┌──

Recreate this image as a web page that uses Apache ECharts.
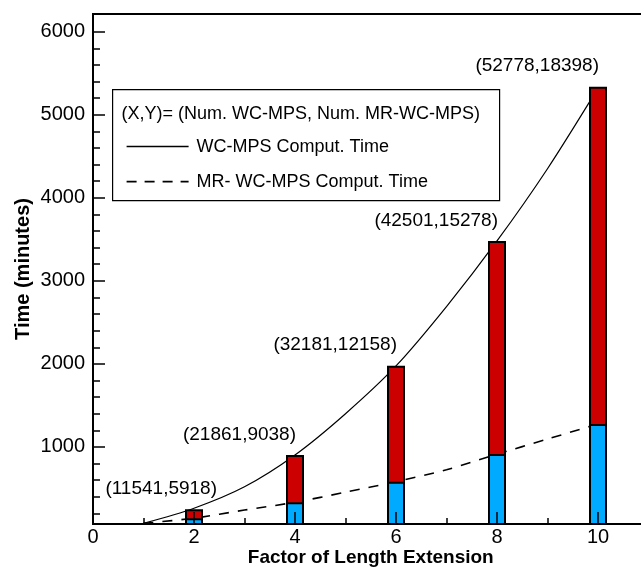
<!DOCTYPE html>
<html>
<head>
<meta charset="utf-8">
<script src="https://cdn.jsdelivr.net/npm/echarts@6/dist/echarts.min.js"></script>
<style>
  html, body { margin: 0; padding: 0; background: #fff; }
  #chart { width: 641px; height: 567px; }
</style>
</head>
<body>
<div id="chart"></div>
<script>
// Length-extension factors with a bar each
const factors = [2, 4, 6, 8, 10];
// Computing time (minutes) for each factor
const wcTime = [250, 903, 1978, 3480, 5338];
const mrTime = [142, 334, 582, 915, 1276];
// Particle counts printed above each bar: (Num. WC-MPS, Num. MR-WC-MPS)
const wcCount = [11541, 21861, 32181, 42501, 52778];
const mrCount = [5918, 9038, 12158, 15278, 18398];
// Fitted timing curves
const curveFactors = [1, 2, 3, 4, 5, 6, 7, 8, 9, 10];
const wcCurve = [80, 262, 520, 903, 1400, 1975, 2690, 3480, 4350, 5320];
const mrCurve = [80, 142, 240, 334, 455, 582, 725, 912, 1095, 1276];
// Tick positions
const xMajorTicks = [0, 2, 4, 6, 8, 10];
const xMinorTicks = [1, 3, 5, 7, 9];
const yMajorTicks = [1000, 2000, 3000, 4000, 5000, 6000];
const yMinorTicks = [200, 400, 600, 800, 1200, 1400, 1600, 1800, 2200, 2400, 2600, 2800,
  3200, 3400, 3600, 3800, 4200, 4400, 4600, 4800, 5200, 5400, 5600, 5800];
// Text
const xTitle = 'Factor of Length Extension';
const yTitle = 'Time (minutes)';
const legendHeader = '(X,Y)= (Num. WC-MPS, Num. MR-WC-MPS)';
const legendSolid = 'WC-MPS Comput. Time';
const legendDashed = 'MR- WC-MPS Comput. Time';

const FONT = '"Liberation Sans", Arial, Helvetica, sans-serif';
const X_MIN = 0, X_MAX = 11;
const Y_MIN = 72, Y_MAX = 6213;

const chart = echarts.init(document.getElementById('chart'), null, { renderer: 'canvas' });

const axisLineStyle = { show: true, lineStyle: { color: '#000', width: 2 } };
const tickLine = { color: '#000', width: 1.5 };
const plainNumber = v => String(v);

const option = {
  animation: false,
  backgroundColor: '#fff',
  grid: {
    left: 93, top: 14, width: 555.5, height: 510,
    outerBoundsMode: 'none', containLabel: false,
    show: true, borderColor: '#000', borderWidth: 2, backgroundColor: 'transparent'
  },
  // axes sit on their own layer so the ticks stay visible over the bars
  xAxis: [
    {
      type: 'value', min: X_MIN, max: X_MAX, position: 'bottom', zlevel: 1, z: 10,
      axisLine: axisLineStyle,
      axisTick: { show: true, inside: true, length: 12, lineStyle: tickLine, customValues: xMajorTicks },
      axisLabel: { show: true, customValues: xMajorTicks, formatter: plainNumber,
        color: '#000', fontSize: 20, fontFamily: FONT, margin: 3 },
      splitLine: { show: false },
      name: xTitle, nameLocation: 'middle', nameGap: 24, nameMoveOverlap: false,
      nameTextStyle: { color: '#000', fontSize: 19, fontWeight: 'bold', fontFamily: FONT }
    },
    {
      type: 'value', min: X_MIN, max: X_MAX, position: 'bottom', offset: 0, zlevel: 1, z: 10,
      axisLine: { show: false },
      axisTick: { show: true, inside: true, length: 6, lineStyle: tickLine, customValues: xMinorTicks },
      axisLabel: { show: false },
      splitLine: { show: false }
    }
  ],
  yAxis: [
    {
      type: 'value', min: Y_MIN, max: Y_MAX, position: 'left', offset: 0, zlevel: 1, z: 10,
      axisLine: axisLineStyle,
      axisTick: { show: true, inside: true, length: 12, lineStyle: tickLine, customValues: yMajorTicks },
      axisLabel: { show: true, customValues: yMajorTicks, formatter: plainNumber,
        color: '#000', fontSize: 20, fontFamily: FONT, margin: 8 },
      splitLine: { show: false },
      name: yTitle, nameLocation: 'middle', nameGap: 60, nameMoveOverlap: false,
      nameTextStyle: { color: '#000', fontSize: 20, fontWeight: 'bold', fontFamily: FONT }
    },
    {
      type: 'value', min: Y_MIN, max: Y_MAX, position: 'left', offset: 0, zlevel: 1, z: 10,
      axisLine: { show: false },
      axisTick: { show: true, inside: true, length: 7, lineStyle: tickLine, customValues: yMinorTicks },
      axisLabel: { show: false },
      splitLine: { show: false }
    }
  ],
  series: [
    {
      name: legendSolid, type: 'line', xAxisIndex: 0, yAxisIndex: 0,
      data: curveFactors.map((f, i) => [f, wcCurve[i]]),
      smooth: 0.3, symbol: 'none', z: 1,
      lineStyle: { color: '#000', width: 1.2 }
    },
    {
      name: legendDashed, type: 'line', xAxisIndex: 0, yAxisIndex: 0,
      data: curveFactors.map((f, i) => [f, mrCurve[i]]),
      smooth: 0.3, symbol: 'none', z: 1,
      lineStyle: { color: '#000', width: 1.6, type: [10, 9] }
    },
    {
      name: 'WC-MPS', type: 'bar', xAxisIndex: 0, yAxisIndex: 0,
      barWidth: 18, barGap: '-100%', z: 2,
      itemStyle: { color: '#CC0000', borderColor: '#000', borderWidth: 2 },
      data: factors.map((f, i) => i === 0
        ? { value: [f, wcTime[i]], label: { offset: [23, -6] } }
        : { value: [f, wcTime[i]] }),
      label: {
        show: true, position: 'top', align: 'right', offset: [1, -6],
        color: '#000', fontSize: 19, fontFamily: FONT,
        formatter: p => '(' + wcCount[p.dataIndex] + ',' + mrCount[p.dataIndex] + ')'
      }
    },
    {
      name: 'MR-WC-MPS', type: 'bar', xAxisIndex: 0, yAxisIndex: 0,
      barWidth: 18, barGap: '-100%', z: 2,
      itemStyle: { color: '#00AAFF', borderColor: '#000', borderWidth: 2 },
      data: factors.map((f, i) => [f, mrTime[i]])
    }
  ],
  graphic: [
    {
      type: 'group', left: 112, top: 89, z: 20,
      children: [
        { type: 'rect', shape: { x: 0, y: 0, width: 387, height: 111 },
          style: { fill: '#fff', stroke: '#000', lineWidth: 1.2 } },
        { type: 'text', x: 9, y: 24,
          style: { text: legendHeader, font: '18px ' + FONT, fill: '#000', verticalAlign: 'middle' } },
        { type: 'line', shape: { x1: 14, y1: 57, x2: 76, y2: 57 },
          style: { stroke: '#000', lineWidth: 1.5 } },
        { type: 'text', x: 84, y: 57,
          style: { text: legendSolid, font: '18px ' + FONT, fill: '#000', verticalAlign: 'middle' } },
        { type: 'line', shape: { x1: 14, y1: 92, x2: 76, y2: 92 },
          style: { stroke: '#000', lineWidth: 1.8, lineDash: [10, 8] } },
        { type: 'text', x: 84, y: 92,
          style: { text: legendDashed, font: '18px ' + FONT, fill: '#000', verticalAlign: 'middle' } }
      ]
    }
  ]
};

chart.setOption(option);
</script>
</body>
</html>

└──

## WRITTEN INSTRUCTION
Write out the material above again, word for word, minus its pictures.

## TASK ANSWER
Recreate this image as a web page that uses Apache ECharts.
<!DOCTYPE html>
<html>
<head>
<meta charset="utf-8">
<script src="https://cdn.jsdelivr.net/npm/echarts@6/dist/echarts.min.js"></script>
<style>
  html, body { margin: 0; padding: 0; background: #fff; }
  #chart { width: 641px; height: 567px; }
</style>
</head>
<body>
<div id="chart"></div>
<script>
// Length-extension factors with a bar each
const factors = [2, 4, 6, 8, 10];
// Computing time (minutes) for each factor
const wcTime = [250, 903, 1978, 3480, 5338];
const mrTime = [142, 334, 582, 915, 1276];
// Particle counts printed above each bar: (Num. WC-MPS, Num. MR-WC-MPS)
const wcCount = [11541, 21861, 32181, 42501, 52778];
const mrCount = [5918, 9038, 12158, 15278, 18398];
// Fitted timing curves
const curveFactors = [1, 2, 3, 4, 5, 6, 7, 8, 9, 10];
const wcCurve = [80, 262, 520, 903, 1400, 1975, 2690, 3480, 4350, 5320];
const mrCurve = [80, 142, 240, 334, 455, 582, 725, 912, 1095, 1276];
// Tick positions
const xMajorTicks = [0, 2, 4, 6, 8, 10];
const xMinorTicks = [1, 3, 5, 7, 9];
const yMajorTicks = [1000, 2000, 3000, 4000, 5000, 6000];
const yMinorTicks = [200, 400, 600, 800, 1200, 1400, 1600, 1800, 2200, 2400, 2600, 2800,
  3200, 3400, 3600, 3800, 4200, 4400, 4600, 4800, 5200, 5400, 5600, 5800];
// Text
const xTitle = 'Factor of Length Extension';
const yTitle = 'Time (minutes)';
const legendHeader = '(X,Y)= (Num. WC-MPS, Num. MR-WC-MPS)';
const legendSolid = 'WC-MPS Comput. Time';
const legendDashed = 'MR- WC-MPS Comput. Time';

const FONT = '"Liberation Sans", Arial, Helvetica, sans-serif';
const X_MIN = 0, X_MAX = 11;
const Y_MIN = 72, Y_MAX = 6213;

const chart = echarts.init(document.getElementById('chart'), null, { renderer: 'canvas' });

const axisLineStyle = { show: true, lineStyle: { color: '#000', width: 2 } };
const tickLine = { color: '#000', width: 1.5 };
const plainNumber = v => String(v);

const option = {
  animation: false,
  backgroundColor: '#fff',
  grid: {
    left: 93, top: 14, width: 555.5, height: 510,
    outerBoundsMode: 'none', containLabel: false,
    show: true, borderColor: '#000', borderWidth: 2, backgroundColor: 'transparent'
  },
  // axes sit on their own layer so the ticks stay visible over the bars
  xAxis: [
    {
      type: 'value', min: X_MIN, max: X_MAX, position: 'bottom', zlevel: 1, z: 10,
      axisLine: axisLineStyle,
      axisTick: { show: true, inside: true, length: 12, lineStyle: tickLine, customValues: xMajorTicks },
      axisLabel: { show: true, customValues: xMajorTicks, formatter: plainNumber,
        color: '#000', fontSize: 20, fontFamily: FONT, margin: 3 },
      splitLine: { show: false },
      name: xTitle, nameLocation: 'middle', nameGap: 24, nameMoveOverlap: false,
      nameTextStyle: { color: '#000', fontSize: 19, fontWeight: 'bold', fontFamily: FONT }
    },
    {
      type: 'value', min: X_MIN, max: X_MAX, position: 'bottom', offset: 0, zlevel: 1, z: 10,
      axisLine: { show: false },
      axisTick: { show: true, inside: true, length: 6, lineStyle: tickLine, customValues: xMinorTicks },
      axisLabel: { show: false },
      splitLine: { show: false }
    }
  ],
  yAxis: [
    {
      type: 'value', min: Y_MIN, max: Y_MAX, position: 'left', offset: 0, zlevel: 1, z: 10,
      axisLine: axisLineStyle,
      axisTick: { show: true, inside: true, length: 12, lineStyle: tickLine, customValues: yMajorTicks },
      axisLabel: { show: true, customValues: yMajorTicks, formatter: plainNumber,
        color: '#000', fontSize: 20, fontFamily: FONT, margin: 8 },
      splitLine: { show: false },
      name: yTitle, nameLocation: 'middle', nameGap: 60, nameMoveOverlap: false,
      nameTextStyle: { color: '#000', fontSize: 20, fontWeight: 'bold', fontFamily: FONT }
    },
    {
      type: 'value', min: Y_MIN, max: Y_MAX, position: 'left', offset: 0, zlevel: 1, z: 10,
      axisLine: { show: false },
      axisTick: { show: true, inside: true, length: 7, lineStyle: tickLine, customValues: yMinorTicks },
      axisLabel: { show: false },
      splitLine: { show: false }
    }
  ],
  series: [
    {
      name: legendSolid, type: 'line', xAxisIndex: 0, yAxisIndex: 0,
      data: curveFactors.map((f, i) => [f, wcCurve[i]]),
      smooth: 0.3, symbol: 'none', z: 1,
      lineStyle: { color: '#000', width: 1.2 }
    },
    {
      name: legendDashed, type: 'line', xAxisIndex: 0, yAxisIndex: 0,
      data: curveFactors.map((f, i) => [f, mrCurve[i]]),
      smooth: 0.3, symbol: 'none', z: 1,
      lineStyle: { color: '#000', width: 1.6, type: [10, 9] }
    },
    {
      name: 'WC-MPS', type: 'bar', xAxisIndex: 0, yAxisIndex: 0,
      barWidth: 18, barGap: '-100%', z: 2,
      itemStyle: { color: '#CC0000', borderColor: '#000', borderWidth: 2 },
      data: factors.map((f, i) => i === 0
        ? { value: [f, wcTime[i]], label: { offset: [23, -6] } }
        : { value: [f, wcTime[i]] }),
      label: {
        show: true, position: 'top', align: 'right', offset: [1, -6],
        color: '#000', fontSize: 19, fontFamily: FONT,
        formatter: p => '(' + wcCount[p.dataIndex] + ',' + mrCount[p.dataIndex] + ')'
      }
    },
    {
      name: 'MR-WC-MPS', type: 'bar', xAxisIndex: 0, yAxisIndex: 0,
      barWidth: 18, barGap: '-100%', z: 2,
      itemStyle: { color: '#00AAFF', borderColor: '#000', borderWidth: 2 },
      data: factors.map((f, i) => [f, mrTime[i]])
    }
  ],
  graphic: [
    {
      type: 'group', left: 112, top: 89, z: 20,
      children: [
        { type: 'rect', shape: { x: 0, y: 0, width: 387, height: 111 },
          style: { fill: '#fff', stroke: '#000', lineWidth: 1.2 } },
        { type: 'text', x: 9, y: 24,
          style: { text: legendHeader, font: '18px ' + FONT, fill: '#000', verticalAlign: 'middle' } },
        { type: 'line', shape: { x1: 14, y1: 57, x2: 76, y2: 57 },
          style: { stroke: '#000', lineWidth: 1.5 } },
        { type: 'text', x: 84, y: 57,
          style: { text: legendSolid, font: '18px ' + FONT, fill: '#000', verticalAlign: 'middle' } },
        { type: 'line', shape: { x1: 14, y1: 92, x2: 76, y2: 92 },
          style: { stroke: '#000', lineWidth: 1.8, lineDash: [10, 8] } },
        { type: 'text', x: 84, y: 92,
          style: { text: legendDashed, font: '18px ' + FONT, fill: '#000', verticalAlign: 'middle' } }
      ]
    }
  ]
};

chart.setOption(option);
</script>
</body>
</html>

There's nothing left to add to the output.